WHEN A STRANGER CALLS  (REVIEW)
Dir. Fred Walton
Reviewer. Dan Cook
Despite a number of fine performances and one of the most notoriously terrifying first acts in cinema history, Fred Walton’s 1979 psycho-horror WHEN A STRANGER CALLS is a rather lacklustre and underwhelming affair that sadly fails to sustain the nail-biting tension of its brilliant first 20 minutes.
To its credit, the film, which sees a child killer on the run after escaping from a mental asylum, certainly sounds the part - with composer Dana Kaproff’s nightmarish glissandos providing one of the most intensely creepy under-scorings of any 70’s horror.

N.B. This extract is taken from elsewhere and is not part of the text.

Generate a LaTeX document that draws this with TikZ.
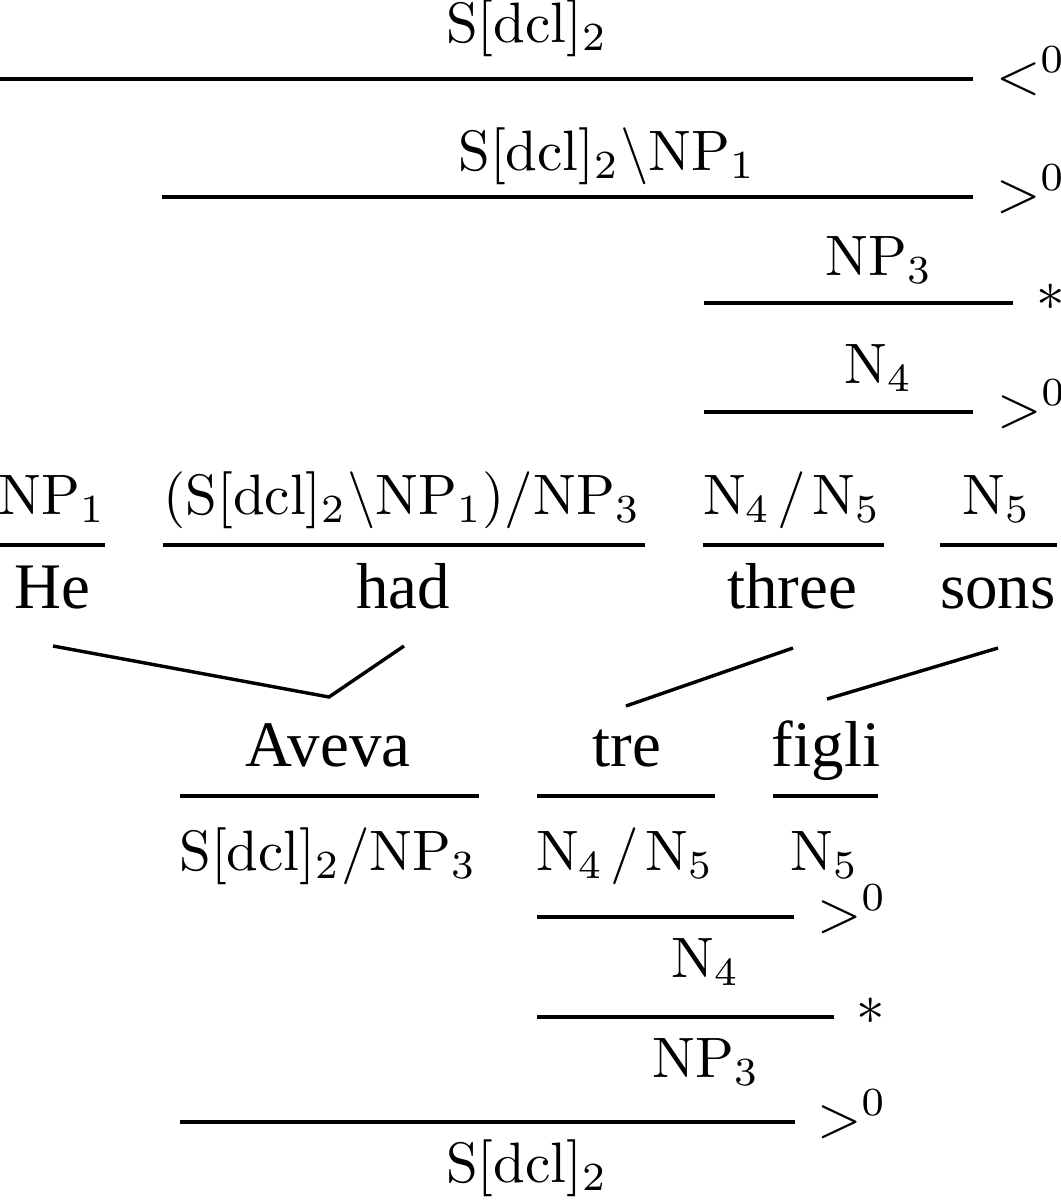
\documentclass[tikz,border=0pt]{standalone}
\usepackage{fontspec}
\newfontfamily\wordfont{Liberation Serif}
\newcommand\ccgsl{\mskip2mu/\mskip2mu}
\begin{document}
\begin{tikzpicture}[x=0.17544pt,y=-0.17544pt,
  cat/.style={anchor=base,inner sep=0pt},
  word/.style={anchor=base,inner sep=0pt,font=\wordfont\fontsize{11.4}{13}\selectfont},
  op/.style={anchor=base west,inner sep=0pt},
  rule/.style={line width=0.6pt},
  link/.style={line width=0.6pt,line join=miter}]
\useasboundingbox (0,0) rectangle (1061,1200);

% ---------- top derivation ----------
\node[cat] (t1) at (527,42) {$\mathrm{S[dcl]_2}$};
\draw[rule] (0,79) -- (973,79);
\node[op] (o1) at (995,93) {$<^0$};

\node[cat] (t2) at (607,170) {$\mathrm{S[dcl]_2\backslash NP_1}$};
\draw[rule] (162,197) -- (973,197);
\node[op] (o2) at (995,211) {$>^0$};

\node[cat] (t3) at (879,275) {$\mathrm{NP_3}$};
\draw[rule] (704,303) -- (1013,303);
\node[op] (o3) at (1035,310) {$\ast$};

\node[cat] (t4) at (879,383) {$\mathrm{N_4}$};
\draw[rule] (704,412) -- (973,412);
\node[op] (o4) at (996,426) {$>^0$};

% lexical categories (English)
\node[cat] (e1) at (52,514) {$\mathrm{NP_1}$};
\node[cat] (e2) at (402,514) {$\mathrm{(S[dcl]_2\backslash NP_1)/NP_3}$};
\node[cat] (e3) at (792,514) {$\mathrm{N_4\ccgsl N_5}$};
\node[cat] (e4) at (997,514) {$\mathrm{N_5}$};
\draw[rule] (0,545) -- (105,545);
\draw[rule] (163,545) -- (645,545);
\draw[rule] (703,545) -- (884,545);
\draw[rule] (940,545) -- (1057,545);

% English words
\node[word] (he) at (52,608) {He};
\node[word] (had) at (403,608) {had};
\node[word] (three) at (792,608) {three};
\node[word] (sons) at (998,608) {sons};

% Italian words
\node[word] (aveva) at (328,766) {Aveva};
\node[word] (tre) at (627,766) {tre};
\node[word] (figli) at (826,766) {figli};

% alignment links
\coordinate (he-b) at (53,646);
\coordinate (had-b) at (404,646);
\coordinate (three-b) at (793,648);
\coordinate (sons-b) at (998,648);
\coordinate (aveva-t) at (329,697);
\coordinate (tre-t) at (626,706);
\coordinate (figli-t) at (827,699);
\draw[link] (he-b) -- (aveva-t) -- (had-b);
\draw[link] (three-b) -- (tre-t);
\draw[link] (sons-b) -- (figli-t);

% ---------- bottom derivation ----------
\draw[rule] (180,796) -- (479,796);
\draw[rule] (537,796) -- (715,796);
\draw[rule] (773,796) -- (878,796);
\node[cat] (i1) at (328,870) {$\mathrm{S[dcl]_2/NP_3}$};
\node[cat] (i2) at (625,870) {$\mathrm{N_4\ccgsl N_5}$};
\node[cat] (i3) at (825,870) {$\mathrm{N_5}$};

\draw[rule] (537,917) -- (794,917);
\node[op] (p1) at (816,931) {$>^0$};
\node[cat] (b1) at (706,977) {$\mathrm{N_4}$};

\draw[rule] (537,1017) -- (834,1017);
\node[op] (p2) at (855,1024) {$\ast$};
\node[cat] (b2) at (706,1077) {$\mathrm{NP_3}$};

\draw[rule] (180,1122) -- (795,1122);
\node[op] (p3) at (816,1136) {$>^0$};
\node[cat] (b3) at (527,1182) {$\mathrm{S[dcl]_2}$};
\end{tikzpicture}
\end{document}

Meanwhile, the performances from the cast which include Charles Durning, Colleen Dewhurst, Tony Beckley and Carol Kane are all very strong - in particular Beckley (who sadly died less than 6 months after the release of the film), who is especially good here as the quiet yet malevolent killer whose soft voice and timid exterior hides a truly evil soul while Carol Kane steals the show as a babysitter who suffers the psychological torments of the psycho with wide-eyed terror.
Unfortunately, these fine performances as well as some very well directed sequences of suspense aren’t enough to satisfactorily carry the majority of ‘When A Stranger Calls’ which, in my opinion, would have worked far more effectively as a short than it does as a full length feature.